Words suddenly fail me. I can’t find the right ones to express the magic of exploring the Indian River and its otherworldly spoil islands; the thrill of learning to handle a variety of conditions over 120 miles and 12 driving hours; and the sheer pleasure of discovering new destinations by water.
I also can’t express what it means to share this real adventure with my family, fully unplugged. All I can do is catch my girl in a bear hug and tell her softly, “Yes, sweetheart. I really did.”
River Palm Cottages & Fish Camp in Jensen Beach
River Palm Cottages & Fish Camp in Jensen Beach
The adventure ends at Christenson’s Landing
10 PWC Adventure Tips
- Bring neoprene ride jackets, even if you think you won’t need them.
- When you load your gear, be intentional about balancing weight. It makes a big difference when you’re packed for a long-haul adventure.
- Bring plenty of water, electrolyte-replacement drinks and snacks. A 150-pound person will burn roughly 200 – 250 calories per half hour when actively riding.
- If you’re not familiar with your cruising route and no one else in your party has local knowledge, study the charts ahead of time. In some areas, no- and low-wake zones might not be clearly marked, or existing signage might be confusing.
- Know the rules of the road. Just as you wouldn’t do donuts on a busy highway, don’t play around in the main channel. The lack of lane lines on the water doesn’t mean “anything goes.”
- Remember: Safety first. Wait to turn on your PWC until you’ve put on your life jacket and attached the engine cut- off switch.
- Switch to Eco mode to conserve fuel and maximize range (and bring extra fuel, just in case).

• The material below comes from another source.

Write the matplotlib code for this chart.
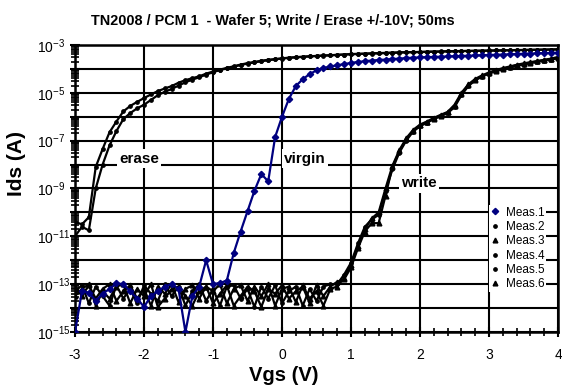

- Use sunscreen, and reapply when you stop for food or
to stretch your legs. Consider wearing ride gloves, a lightweight UV-protection shirt, and a buff that will cover your neck and face, as well. - At rest stops, practice Leave No Trace ethics. Pack your trash out and, yes, that includes toilet paper.
- Keep an eye out for sandbars and snags. Conditions are constantly changing in marine environments, and not all obstacles will appear on the charts.